There were isolated attempts to get something going. Freddie Mercury's Live Aid "eeeh-ooohs" were pumped through the PA from time to time, while an ICC-sanctioned cheer-squad was dispatched to the boundary's edge to "make some noise" in the closing overs. But, as Sciver-Brunt acknowledged, none of that really managed to break through the tension.

"To be honest, all I could hear was my own family shouting 'Come on England!'", she said, which would have been fine had this been a 2,000-strong crowd at Northampton. "Any ground that I go to, I can actually pick out their voices.
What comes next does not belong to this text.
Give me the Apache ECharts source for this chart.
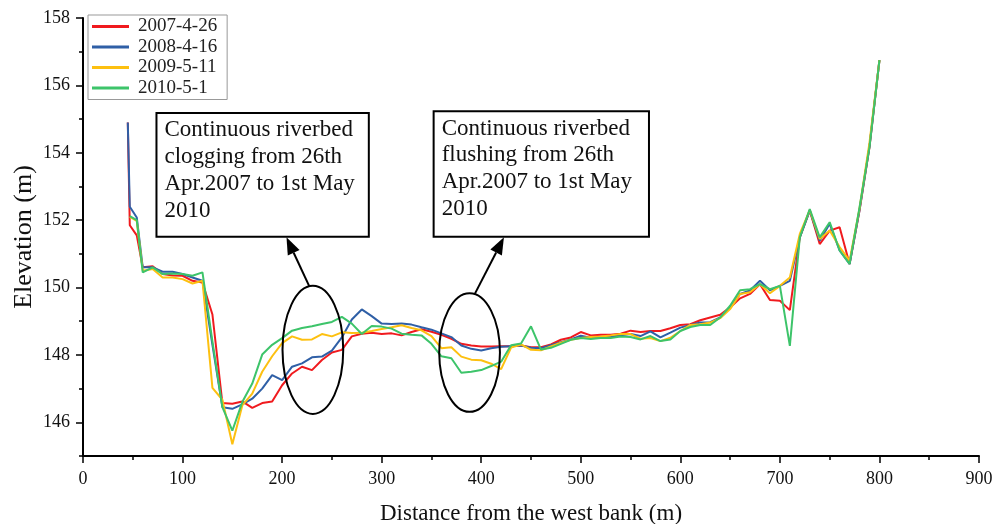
<!DOCTYPE html>
<html><head><meta charset="utf-8">
<script src="https://cdn.jsdelivr.net/npm/echarts@6/dist/echarts.min.js"></script>
<style>html,body{margin:0;padding:0;background:#fff}#c{width:1007px;height:524px}</style>
</head><body><div id="c"></div>
<script>
const seriesNames = ['2007-4-26', '2008-4-16', '2009-5-11', '2010-5-1'];
const distances = [45, 47, 54, 60, 70, 80, 90, 100, 110, 120, 130, 140, 150, 160, 170, 180, 190, 200, 210, 220, 230, 240, 250, 260, 270, 280, 290, 300, 310, 320, 330, 340, 350, 360, 370, 380, 390, 400, 410, 420, 430, 440, 450, 460, 470, 480, 490, 500, 510, 520, 530, 540, 550, 560, 570, 580, 590, 600, 610, 620, 630, 640, 650, 660, 670, 680, 690, 700, 710, 720, 730, 740, 750, 760, 770, 780, 790, 800];
const elev2007 = [154.9, 151.85, 151.55, 150.6, 150.63, 150.4, 150.36, 150.35, 150.2, 150.15, 149.2, 146.57, 146.55, 146.62, 146.43, 146.57, 146.62, 147.1, 147.45, 147.65, 147.55, 147.85, 148.07, 148.15, 148.55, 148.63, 148.66, 148.62, 148.64, 148.58, 148.68, 148.76, 148.69, 148.6, 148.48, 148.33, 148.28, 148.25, 148.25, 148.26, 148.26, 148.28, 148.23, 148.23, 148.31, 148.45, 148.52, 148.68, 148.58, 148.6, 148.6, 148.63, 148.72, 148.68, 148.71, 148.71, 148.79, 148.89, 148.91, 149.03, 149.11, 149.19, 149.41, 149.68, 149.81, 150.1, 149.63, 149.61, 149.33, 151.49, 152.29, 151.29, 151.69, 151.79, 150.7, 152.29, 154.17, 156.75];
const elev2008 = [154.9, 152.4, 152.08, 150.6, 150.6, 150.47, 150.47, 150.4, 150.3, 150.2, 148.3, 146.45, 146.4, 146.53, 146.7, 147.0, 147.4, 147.25, 147.65, 147.75, 147.93, 147.95, 148.13, 148.52, 149.05, 149.35, 149.15, 148.93, 148.92, 148.93, 148.9, 148.82, 148.75, 148.64, 148.53, 148.28, 148.18, 148.13, 148.2, 148.24, 148.26, 148.28, 148.21, 148.2, 148.29, 148.38, 148.46, 148.57, 148.51, 148.52, 148.55, 148.58, 148.62, 148.56, 148.7, 148.52, 148.66, 148.81, 148.89, 148.96, 148.97, 149.11, 149.41, 149.81, 149.91, 150.2, 149.92, 150.05, 150.2, 151.49, 152.28, 151.39, 151.89, 151.1, 150.7, 152.3, 154.2, 156.75];
const elev2009 = [null, 152.1, 151.98, 150.5, 150.55, 150.3, 150.3, 150.25, 150.12, 150.2, 147.02, 146.67, 145.35, 146.5, 146.85, 147.5, 147.96, 148.35, 148.55, 148.45, 148.46, 148.62, 148.55, 148.67, 148.65, 148.66, 148.71, 148.77, 148.82, 148.88, 148.8, 148.73, 148.56, 148.2, 148.23, 147.95, 147.86, 147.84, 147.74, 147.58, 148.22, 148.31, 148.15, 148.14, 148.25, 148.36, 148.45, 148.5, 148.53, 148.55, 148.58, 148.62, 148.62, 148.48, 148.5, 148.41, 148.51, 148.71, 148.89, 148.91, 148.96, 149.09, 149.36, 149.81, 149.86, 150.1, 149.83, 150.05, 150.3, 151.59, 152.3, 151.44, 151.69, 151.2, 150.8, 152.35, 154.3, 156.75];
const elev2010 = [null, 152.12, 152.0, 150.45, 150.6, 150.4, 150.42, 150.4, 150.35, 150.45, 148.4, 146.45, 145.75, 146.6, 147.15, 148.01, 148.3, 148.5, 148.72, 148.8, 148.85, 148.92, 148.98, 149.13, 148.93, 148.62, 148.86, 148.84, 148.78, 148.63, 148.6, 148.58, 148.33, 147.96, 147.9, 147.47, 147.5, 147.55, 147.67, 147.8, 148.29, 148.34, 148.85, 148.16, 148.21, 148.33, 148.45, 148.5, 148.47, 148.5, 148.5, 148.55, 148.53, 148.46, 148.56, 148.41, 148.46, 148.71, 148.83, 148.89, 148.89, 149.11, 149.46, 149.92, 149.95, 150.1, 149.95, 150.05, 148.27, 151.49, 152.33, 151.49, 151.94, 151.1, 150.7, 152.38, 154.17, 156.75];
const seriesColors = ['#f01a1e', '#2f5fa6', '#fdc010', '#3dc46a'];
const yTickValues = [145, 146, 147, 148, 149, 150, 151, 152, 153, 154, 155, 156, 157, 158];
const yLabelValues = [146, 148, 150, 152, 154, 156, 158];

// annotations (in data coordinates)
const noteTexts = [
  ['Continuous riverbed', 'clogging from 26th', 'Apr.2007 to 1st May', '2010'],
  ['Continuous riverbed', 'flushing from 26th', 'Apr.2007 to 1st May', '2010']
];
const noteBoxCorners = [[[73.8, 155.18], [287.1, 151.51]], [[352.2, 155.23], [568.5, 151.51]]];
const noteEllipses = [[230.9, 148.15, 30.5, 1.9], [388.3, 148.07, 30.5, 1.76]];
const noteArrows = [[[227.1, 150.05], [204.4, 151.49]], [[393.7, 149.82], [422.8, 151.49]]];

const FONT = '"Liberation Serif", "Times New Roman", serif';
const allValues = [elev2007, elev2008, elev2009, elev2010];

const chart = echarts.init(document.getElementById('c'), null, {renderer: 'canvas'});
const option = {
  backgroundColor: '#ffffff',
  animation: false,
  textStyle: {fontFamily: FONT},
  grid: {left: 83, right: 28, top: 18, bottom: 68, containLabel: false, outerBoundsMode: 'none'},
  legend: {
    orient: 'vertical', left: 88, top: 15,
    data: seriesNames,
    icon: 'rect', itemWidth: 37, itemHeight: 3, itemGap: 1.5,
    padding: [2, 10, 2, 4],
    borderColor: '#999', borderWidth: 1, backgroundColor: '#fff',
    textStyle: {fontFamily: FONT, fontSize: 19, lineHeight: 19, color: '#222', padding: [0, 0, 0, 4]}
  },
  xAxis: {
    type: 'value', min: 0, max: 900, interval: 100,
    name: 'Distance from the west bank (m)', nameLocation: 'middle', nameGap: 46, nameMoveOverlap: false,
    nameTextStyle: {fontFamily: FONT, fontSize: 23, color: '#111'},
    axisLine: {show: true, onZero: false, lineStyle: {color: '#000', width: 2}},
    axisTick: {show: true, length: 7, lineStyle: {color: '#000', width: 1.5}},
    minorTick: {show: true, splitNumber: 2, length: 4, lineStyle: {color: '#000', width: 1.5}},
    axisLabel: {fontFamily: FONT, fontSize: 18, margin: 14, color: '#111'},
    splitLine: {show: false}
  },
  yAxis: [{
    type: 'value', min: 145, max: 158,
    name: 'Elevation (m)', nameLocation: 'middle', nameGap: 46, nameMoveOverlap: false,
    nameTextStyle: {fontFamily: FONT, fontSize: 26, color: '#111'},
    axisLine: {show: true, onZero: false, lineStyle: {color: '#000', width: 2}},
    axisTick: {show: true, customValues: yTickValues, length: 4, lineStyle: {color: '#000', width: 1.5}},
    axisLabel: {customValues: yLabelValues, fontFamily: FONT, fontSize: 18, margin: 13, color: '#111'},
    splitLine: {show: false}
  }, {
    type: 'value', min: 145, max: 158, position: 'left', offset: 0,
    axisLine: {show: false},
    axisTick: {show: true, customValues: yLabelValues, length: 7, lineStyle: {color: '#000', width: 1.5}},
    axisLabel: {show: false},
    splitLine: {show: false}
  }],
  series: seriesNames.map((name, k) => ({
    name: name, type: 'line', yAxisIndex: 0,
    data: distances.map((d, i) => [d, allValues[k][i]]),
    symbol: 'none', showSymbol: false, connectNulls: false,
    color: seriesColors[k],
    lineStyle: {color: seriesColors[k], width: 2},
    z: 2 + k
  }))
};
chart.setOption(option);

function px(p) { return chart.convertToPixel({gridIndex: 0}, p); }
const g = [];
noteBoxCorners.forEach((c, i) => {
  const a = px(c[0]), b = px(c[1]);
  g.push({type: 'rect', shape: {x: a[0], y: a[1], width: b[0] - a[0], height: b[1] - a[1]},
    style: {fill: '#fff', stroke: '#000', lineWidth: 2}, z: 100});
  g.push({type: 'text', x: a[0] + 8, y: a[1] + 4, z: 101,
    style: {text: noteTexts[i].join('\n'), font: '23px ' + FONT, lineHeight: 26.7, fill: '#111', textVerticalAlign: 'top', verticalAlign: 'top'}});
});
noteEllipses.forEach(e => {
  const c = px([e[0], e[1]]), r = px([e[0] + e[2], e[1] + e[3]]);
  g.push({type: 'ellipse', shape: {cx: c[0], cy: c[1], rx: Math.abs(r[0] - c[0]), ry: Math.abs(r[1] - c[1])},
    style: {fill: 'none', stroke: '#000', lineWidth: 2}, z: 100});
});
noteArrows.forEach(ar => {
  const s = px(ar[0]), t = px(ar[1]);
  const dx = t[0] - s[0], dy = t[1] - s[1], L = Math.hypot(dx, dy);
  const ux = dx / L, uy = dy / L, hl = 17, hw = 6.5;
  const bx = t[0] - ux * hl, by = t[1] - uy * hl;
  g.push({type: 'line', shape: {x1: s[0], y1: s[1], x2: bx, y2: by}, style: {stroke: '#000', lineWidth: 2}, z: 100});
  g.push({type: 'polygon', shape: {points: [[t[0], t[1]], [bx - uy * hw, by + ux * hw], [bx + uy * hw, by - ux * hw]]},
    style: {fill: '#000'}, z: 100});
});
chart.setOption({graphic: g});
</script></body></html>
If the game was going a bit better for England, I'm sure they would have been a little bit louder."

But maybe this is just where the game is now. By the time of the next Women's World Cup, more than a decade will have elapsed since England's last global title, but whereas silverware was the only currency up to and including the 2017 win, it shouldn't have to be the only standard by which the women's game is judged. After all, England has just presided over a home tournament in which more than 245,000 fans have attended across 33 matches - almost 100,000 more than the organisers' own projections.

"In 2009, we needed to win to get the exposure," Charlotte Edwards, England's head coach and Grand Dame, said, recalling her own team's victory in the inaugural Women's World T20, 17 years ago. "We've [already] got the exposure from this tournament. We've got lots of people following this team, and when I came into this job, I spoke to the players about changing the perception of the team. They've played with so much pride for the shirt, they've had energy, they've had smiles on their face, and they've absolutely loved it. I couldn't be more proud of them."

Success takes many guises - but it includes the right for failure to be accepted as part of the process. It's worked for the men for long enough, after all.